Without session recording, the team cannot see which queries Devin executes, making it impossible to answer whether the agent ever accessed credit‑card numbers or other regulated fields. When a data‑driven model generates code, the resulting queries can be complex, contain joins across regulated tables, and may even exfiltrate personally identifiable information. Without a reliable audit trail, a compliance reviewer cannot answer the question, “Did Devin ever see credit‑card numbers?” The lack of an immutable log also makes forensic analysis after a breach extremely difficult. This is why session recording is a non‑negotiable control for any AI‑assisted data access.
Why session recording matters for AI coding agents on PostgreSQL
AI agents like Devin are non‑human identities that execute code on behalf of users. Their behavior is driven by prompts, which can be ambiguous or maliciously crafted. A single unexpected SELECT or COPY TO can expose large data sets. Session recording captures the exact request and response stream, preserving a replayable artifact that shows who invoked the agent, what prompt was supplied, and which rows were returned. This evidence satisfies internal governance, supports external audits, and provides a safety net for incident response.
The missing control in typical pipelines
Most teams rely on three pieces that, taken together, still leave a blind spot. First, they create a service account in the identity provider and grant it read‑write rights on the database. Second, they embed the credential in CI pipelines or notebook environments, trusting that the secret manager is the only gate. Third, they enable logging at the database level, which records statements but not the surrounding context such as the originating AI prompt or the user who triggered the agent. This setup satisfies identity verification (the setup layer), but the actual enforcement – preventing a risky query or capturing the full interaction – never happens in the data path.
Because the request travels straight from the CI runner to PostgreSQL, the architecture lacks a point where approval workflows, inline masking, or session recording can be applied, leaving a gap.

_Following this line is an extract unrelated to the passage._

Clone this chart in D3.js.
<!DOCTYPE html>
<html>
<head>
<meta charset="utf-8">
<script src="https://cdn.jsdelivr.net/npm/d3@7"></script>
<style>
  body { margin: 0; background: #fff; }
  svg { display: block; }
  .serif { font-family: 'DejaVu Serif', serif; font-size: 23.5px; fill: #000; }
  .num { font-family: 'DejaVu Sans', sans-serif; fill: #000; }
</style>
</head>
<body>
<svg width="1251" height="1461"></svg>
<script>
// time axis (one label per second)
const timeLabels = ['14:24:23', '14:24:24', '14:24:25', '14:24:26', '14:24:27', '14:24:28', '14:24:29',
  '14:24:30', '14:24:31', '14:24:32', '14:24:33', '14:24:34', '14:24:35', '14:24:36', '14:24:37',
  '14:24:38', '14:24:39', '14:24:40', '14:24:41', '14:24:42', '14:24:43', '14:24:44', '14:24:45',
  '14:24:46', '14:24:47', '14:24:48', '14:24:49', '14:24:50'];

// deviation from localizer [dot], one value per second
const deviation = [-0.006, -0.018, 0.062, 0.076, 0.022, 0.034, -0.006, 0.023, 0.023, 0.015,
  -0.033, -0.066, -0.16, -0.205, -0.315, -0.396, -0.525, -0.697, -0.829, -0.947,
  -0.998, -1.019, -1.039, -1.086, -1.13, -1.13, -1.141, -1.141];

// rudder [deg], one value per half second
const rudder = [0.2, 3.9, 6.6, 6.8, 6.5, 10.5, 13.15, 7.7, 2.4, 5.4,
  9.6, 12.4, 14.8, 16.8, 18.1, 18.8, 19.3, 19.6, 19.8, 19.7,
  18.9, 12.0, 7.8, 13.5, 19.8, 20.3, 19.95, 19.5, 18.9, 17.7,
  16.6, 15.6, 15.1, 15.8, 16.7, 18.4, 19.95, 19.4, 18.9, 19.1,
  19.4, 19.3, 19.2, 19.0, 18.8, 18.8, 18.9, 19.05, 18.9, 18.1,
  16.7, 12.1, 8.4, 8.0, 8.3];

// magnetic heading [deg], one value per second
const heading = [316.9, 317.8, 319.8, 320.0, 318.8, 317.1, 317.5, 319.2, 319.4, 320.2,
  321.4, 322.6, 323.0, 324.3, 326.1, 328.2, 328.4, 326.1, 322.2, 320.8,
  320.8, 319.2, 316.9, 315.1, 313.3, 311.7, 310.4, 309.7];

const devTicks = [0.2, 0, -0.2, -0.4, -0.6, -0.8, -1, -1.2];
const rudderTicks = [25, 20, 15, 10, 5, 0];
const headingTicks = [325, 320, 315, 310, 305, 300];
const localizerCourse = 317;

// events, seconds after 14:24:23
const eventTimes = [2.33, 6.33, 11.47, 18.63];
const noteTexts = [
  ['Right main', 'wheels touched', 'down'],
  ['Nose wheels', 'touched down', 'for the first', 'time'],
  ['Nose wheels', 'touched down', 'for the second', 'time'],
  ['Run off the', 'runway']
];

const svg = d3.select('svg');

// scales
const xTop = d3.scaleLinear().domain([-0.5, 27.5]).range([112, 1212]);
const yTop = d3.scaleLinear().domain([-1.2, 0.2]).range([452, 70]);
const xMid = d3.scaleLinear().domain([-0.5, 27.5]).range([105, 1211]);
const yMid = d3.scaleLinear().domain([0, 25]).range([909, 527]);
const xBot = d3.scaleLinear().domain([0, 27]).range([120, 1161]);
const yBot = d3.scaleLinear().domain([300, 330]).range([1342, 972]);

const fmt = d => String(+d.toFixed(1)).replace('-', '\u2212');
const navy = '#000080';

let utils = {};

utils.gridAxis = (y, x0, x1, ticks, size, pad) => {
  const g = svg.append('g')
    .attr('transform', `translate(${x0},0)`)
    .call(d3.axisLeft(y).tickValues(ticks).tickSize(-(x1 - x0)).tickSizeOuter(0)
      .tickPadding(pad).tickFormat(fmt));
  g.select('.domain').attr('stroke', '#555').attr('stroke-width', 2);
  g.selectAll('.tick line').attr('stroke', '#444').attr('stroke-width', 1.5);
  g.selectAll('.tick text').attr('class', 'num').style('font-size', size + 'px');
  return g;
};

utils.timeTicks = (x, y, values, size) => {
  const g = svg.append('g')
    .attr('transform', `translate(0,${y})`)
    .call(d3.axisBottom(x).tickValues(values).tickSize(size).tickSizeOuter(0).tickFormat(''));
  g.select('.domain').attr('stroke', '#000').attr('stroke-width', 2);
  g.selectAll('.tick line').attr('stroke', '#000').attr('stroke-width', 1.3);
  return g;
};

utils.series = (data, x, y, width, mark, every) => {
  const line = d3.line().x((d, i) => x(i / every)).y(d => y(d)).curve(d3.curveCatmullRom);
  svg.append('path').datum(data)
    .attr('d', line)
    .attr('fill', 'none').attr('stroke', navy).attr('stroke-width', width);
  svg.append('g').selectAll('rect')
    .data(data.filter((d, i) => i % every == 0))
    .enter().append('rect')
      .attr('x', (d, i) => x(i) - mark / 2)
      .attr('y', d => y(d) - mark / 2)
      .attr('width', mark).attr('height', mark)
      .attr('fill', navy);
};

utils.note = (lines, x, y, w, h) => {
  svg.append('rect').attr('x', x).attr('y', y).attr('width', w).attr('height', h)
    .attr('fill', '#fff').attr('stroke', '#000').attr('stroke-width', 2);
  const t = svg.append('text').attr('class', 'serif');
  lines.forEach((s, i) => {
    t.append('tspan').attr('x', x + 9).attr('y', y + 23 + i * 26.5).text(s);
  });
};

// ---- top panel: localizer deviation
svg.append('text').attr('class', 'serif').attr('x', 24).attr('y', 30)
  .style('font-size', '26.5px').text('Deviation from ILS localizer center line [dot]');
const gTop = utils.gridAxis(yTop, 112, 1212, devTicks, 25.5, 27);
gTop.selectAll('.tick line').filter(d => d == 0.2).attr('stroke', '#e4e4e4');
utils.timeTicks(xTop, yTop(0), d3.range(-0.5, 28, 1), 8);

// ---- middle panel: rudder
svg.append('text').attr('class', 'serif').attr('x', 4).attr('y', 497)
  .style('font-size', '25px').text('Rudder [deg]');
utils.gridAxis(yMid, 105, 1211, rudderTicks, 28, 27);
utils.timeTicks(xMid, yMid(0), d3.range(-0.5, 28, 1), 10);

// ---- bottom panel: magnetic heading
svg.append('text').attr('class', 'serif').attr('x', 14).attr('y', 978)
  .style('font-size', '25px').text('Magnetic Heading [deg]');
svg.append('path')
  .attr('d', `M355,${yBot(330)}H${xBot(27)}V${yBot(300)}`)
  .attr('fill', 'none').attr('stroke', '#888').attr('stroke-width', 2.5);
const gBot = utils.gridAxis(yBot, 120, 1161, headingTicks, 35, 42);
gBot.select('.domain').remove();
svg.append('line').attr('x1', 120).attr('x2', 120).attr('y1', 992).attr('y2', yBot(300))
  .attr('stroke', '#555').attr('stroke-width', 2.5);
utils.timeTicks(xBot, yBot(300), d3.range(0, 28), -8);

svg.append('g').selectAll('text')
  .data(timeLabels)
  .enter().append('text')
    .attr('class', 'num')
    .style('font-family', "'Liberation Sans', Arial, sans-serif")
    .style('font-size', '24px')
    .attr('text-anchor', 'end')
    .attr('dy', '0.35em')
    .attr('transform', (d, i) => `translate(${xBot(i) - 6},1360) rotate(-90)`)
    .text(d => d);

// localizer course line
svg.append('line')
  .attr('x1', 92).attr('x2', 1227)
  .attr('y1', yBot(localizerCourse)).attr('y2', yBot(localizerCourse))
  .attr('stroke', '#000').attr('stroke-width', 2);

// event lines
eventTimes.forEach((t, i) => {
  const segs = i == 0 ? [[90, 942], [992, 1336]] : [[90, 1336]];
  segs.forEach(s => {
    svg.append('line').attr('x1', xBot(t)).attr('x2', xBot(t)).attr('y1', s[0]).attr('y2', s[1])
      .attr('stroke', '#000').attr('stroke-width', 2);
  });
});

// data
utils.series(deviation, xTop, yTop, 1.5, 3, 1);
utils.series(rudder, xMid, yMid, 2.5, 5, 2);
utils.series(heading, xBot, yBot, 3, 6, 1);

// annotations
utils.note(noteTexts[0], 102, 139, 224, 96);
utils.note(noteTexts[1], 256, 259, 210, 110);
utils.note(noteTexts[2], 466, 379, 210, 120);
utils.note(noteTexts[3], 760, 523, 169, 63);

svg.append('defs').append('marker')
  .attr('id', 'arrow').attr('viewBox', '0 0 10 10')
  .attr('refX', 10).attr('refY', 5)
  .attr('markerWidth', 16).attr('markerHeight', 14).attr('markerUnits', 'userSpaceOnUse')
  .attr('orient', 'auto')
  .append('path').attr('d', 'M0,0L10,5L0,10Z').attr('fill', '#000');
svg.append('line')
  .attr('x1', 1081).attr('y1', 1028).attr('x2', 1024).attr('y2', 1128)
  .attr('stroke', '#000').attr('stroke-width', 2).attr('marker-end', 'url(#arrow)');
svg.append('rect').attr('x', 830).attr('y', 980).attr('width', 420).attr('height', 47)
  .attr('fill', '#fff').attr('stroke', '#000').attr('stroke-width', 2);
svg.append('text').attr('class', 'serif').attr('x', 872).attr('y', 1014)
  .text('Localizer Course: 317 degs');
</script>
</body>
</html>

hoop.dev as the data‑path gateway for session recording
hoop.dev solves the gap by inserting a Layer 7 gateway between the AI agent and the PostgreSQL endpoint. The gateway runs a network‑resident agent inside the same VPC as the database and proxies every client connection. Identity is still handled by the existing OIDC or SAML provider, so the setup layer remains unchanged. What changes is where enforcement occurs: all traffic now passes through the gateway, which is the only place where policy can be applied.
When Devin initiates a connection, hoop.dev validates the OIDC token, extracts group membership, and creates a short‑lived session context. From that point forward, hoop.dev records each request and response pair, producing a replayable log that includes the original prompt, the generated SQL, and the result rows. Because hoop.dev is the active component in the data path, it is the entity that records every session, ensuring that the audit trail cannot be bypassed.
In addition to session recording, hoop.dev can mask sensitive columns before they leave the database, block statements that match a deny list, and route high‑risk queries to a human approver. All of these enforcement outcomes exist only because the gateway sits in the data path; the underlying service account credential never sees the database directly.